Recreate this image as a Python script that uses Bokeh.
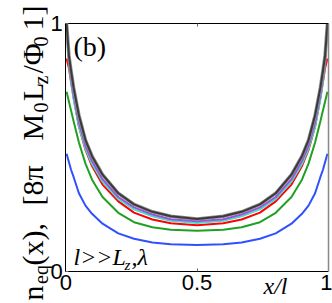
import math
from bokeh.plotting import figure
from bokeh.models import Range1d, FixedTicker, Label, LinearAxis
from bokeh.embed import file_html
from bokeh.resources import INLINE

# ---- data ----
x_pos = [0.003, 0.012, 0.02, 0.03, 0.05, 0.075, 0.1, 0.14, 0.2, 0.26, 0.33, 0.4, 0.5,
         0.6, 0.67, 0.74, 0.8, 0.86, 0.9, 0.925, 0.95, 0.97, 0.98, 0.988, 0.997]

n_blue = [0.475, 0.44, 0.41, 0.38, 0.315, 0.265, 0.232, 0.192, 0.153, 0.131, 0.116, 0.109, 0.106,
          0.109, 0.116, 0.131, 0.153, 0.192, 0.232, 0.265, 0.315, 0.38, 0.41, 0.44, 0.475]
n_green = [0.725, 0.685, 0.65, 0.605, 0.52, 0.435, 0.37, 0.30, 0.236, 0.198, 0.178, 0.168, 0.163,
           0.168, 0.178, 0.198, 0.236, 0.30, 0.37, 0.435, 0.52, 0.605, 0.65, 0.685, 0.725]
n_red = [0.86, 0.82, 0.765, 0.70, 0.585, 0.49, 0.425, 0.35, 0.282, 0.237, 0.209, 0.194, 0.186,
         0.194, 0.209, 0.237, 0.282, 0.35, 0.425, 0.49, 0.585, 0.70, 0.765, 0.82, 0.86]
n_cyan = [0.99, 0.835, 0.765, 0.695, 0.585, 0.495, 0.433, 0.362, 0.292, 0.25, 0.222, 0.204, 0.195,
          0.204, 0.222, 0.25, 0.292, 0.362, 0.433, 0.495, 0.585, 0.695, 0.765, 0.835, 0.99]
n_purple = [1.0, 0.845, 0.78, 0.71, 0.60, 0.507, 0.445, 0.372, 0.30, 0.258, 0.229, 0.21, 0.202,
            0.21, 0.229, 0.258, 0.30, 0.372, 0.445, 0.507, 0.60, 0.71, 0.78, 0.845, 1.0]
n_black = [1.0, 0.87, 0.81, 0.74, 0.63, 0.53, 0.465, 0.39, 0.315, 0.27, 0.24, 0.222, 0.211,
           0.222, 0.24, 0.27, 0.315, 0.39, 0.465, 0.53, 0.63, 0.74, 0.81, 0.87, 1.0]

x_ticks = [0, 0.5, 1]
x_tick_labels = ["0", "0.5", "1"]
y_ticks = [0, 1]
y_tick_labels = ["0", "1"]

SERIF = "Liberation Serif"
SANS = "Liberation Sans"

W, H = 332, 303
# data box occupies px 65.3..327.7 horizontally and 23.3..270.7 vertically
x0, x1 = 65.3, 327.7
y0, y1 = 270.7, 23.3
sx_u = (x1 - x0)
sy_u = (y0 - y1)

p = figure(width=W, height=H,
           x_range=Range1d(-x0 / sx_u, 1 + (W - x1) / sx_u),
           y_range=Range1d(-(H - y0) / sy_u, 1 + y1 / sy_u),
           output_backend="svg", toolbar_location=None,
           min_border_left=0, min_border_right=0, min_border_top=0, min_border_bottom=0)
p.grid.visible = False
p.outline_line_color = None
p.background_fill_color = "white"
p.border_fill_color = "white"

# curves
p.line(x_pos, n_blue, line_color="#3050ff", line_width=2)
p.line(x_pos, n_green, line_color="#20a020", line_width=2)
p.line(x_pos, n_red, line_color="#ff0000", line_width=2)
p.line(x_pos, n_cyan, line_color="#40e0c8", line_width=2)
p.line(x_pos, n_purple, line_color="#a050e0", line_width=2)
p.line(x_pos, n_black, line_color="#909090", line_width=3.5)
p.line(x_pos, n_black, line_color="#3a3a3a", line_width=2)

# axes drawn at the data box edges
for ax in (p.xaxis[0], p.yaxis[0]):
    ax.fixed_location = 0
    ax.bounds = (0, 1)
    ax.axis_line_color = "black"
    ax.axis_line_width = 1
    ax.major_tick_in = 3
    ax.major_tick_out = 0
    ax.minor_tick_line_color = None
    ax.major_tick_line_color = "#666666"
    ax.major_label_text_font = SANS
    ax.major_label_text_font_size = "22px"
    ax.major_label_text_color = "black"

p.xaxis[0].ticker = FixedTicker(ticks=x_ticks)
p.xaxis[0].major_label_overrides = {t: s for t, s in zip(x_ticks, x_tick_labels)}
p.xaxis[0].major_label_standoff = 4
p.yaxis[0].ticker = FixedTicker(ticks=y_ticks)
p.yaxis[0].major_label_overrides = {t: s for t, s in zip(y_ticks, y_tick_labels)}
p.yaxis[0].major_label_standoff = 3

# top edge of the box, with its inward tick at the middle (minor tick: no label)
top_ax = LinearAxis(fixed_location=1, bounds=(0, 1),
                    ticker=FixedTicker(ticks=[], minor_ticks=x_ticks[1:2]),
                    axis_line_color="black", major_tick_line_color=None,
                    minor_tick_in=3, minor_tick_out=0, minor_tick_line_color="#666666")
p.add_layout(top_ax, "above")
# right edge of the box (grey)
right_ax = LinearAxis(fixed_location=1, bounds=(0, 1), ticker=FixedTicker(ticks=[]),
                      axis_line_color="#888888", axis_line_width=1.5,
                      major_tick_line_color=None, minor_tick_line_color=None)
p.add_layout(right_ax, "right")

def lab(text, sx, sy, size, font=SERIF, style="normal", angle=0.0):
    p.add_layout(Label(x=sx, y=sy, x_units="screen", y_units="screen", text=text,
                       text_font=font, text_font_style=style, text_font_size=size,
                       text_color="black", angle=angle, text_align="left",
                       text_baseline="alphabetic"))

R = math.pi / 2
# y axis label (rotated), built from pieces for the subscripts
lab("n", 32, 3, "30px", angle=R)
lab("eq", 40, 19.5, "20px", angle=R)
lab("(x),", 32, 38, "30px", angle=R)
lab("[8\u03c0", 32, 98, "30px", angle=R)
lab("M", 32, 163, "30px", angle=R)
lab("0", 40, 191, "20px", angle=R)
lab("L", 32, 202.5, "30px", angle=R)
lab("z", 40, 219, "20px", angle=R)
lab("/\u03a6", 32, 230, "30px", angle=R)
lab("0", 40, 257, "20px", angle=R)
lab("1]", 32, 273, "30px", angle=R)

# x axis label
lab("x/l", 263, 18, "24px", style="italic")

# panel tag
lab("(b)", 73, 257, "28px")

# regime annotation
lab("l>>L", 73, 47, "24px", style="italic")
lab("z", 124, 39, "15px", style="italic")
lab(",\u03bb", 131, 47, "24px", style="italic")

open("out.html", "w").write(file_html(p, INLINE))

---------------

**STATED GOAL**
Up to and including the line with "from bokeh.resources import INLINE", copy the data above from its first line. Skip pictures.

**EXERCISE RESULT**
Recreate this image as a Python script that uses Bokeh.
import math
from bokeh.plotting import figure
from bokeh.models import Range1d, FixedTicker, Label, LinearAxis
from bokeh.embed import file_html
from bokeh.resources import INLINE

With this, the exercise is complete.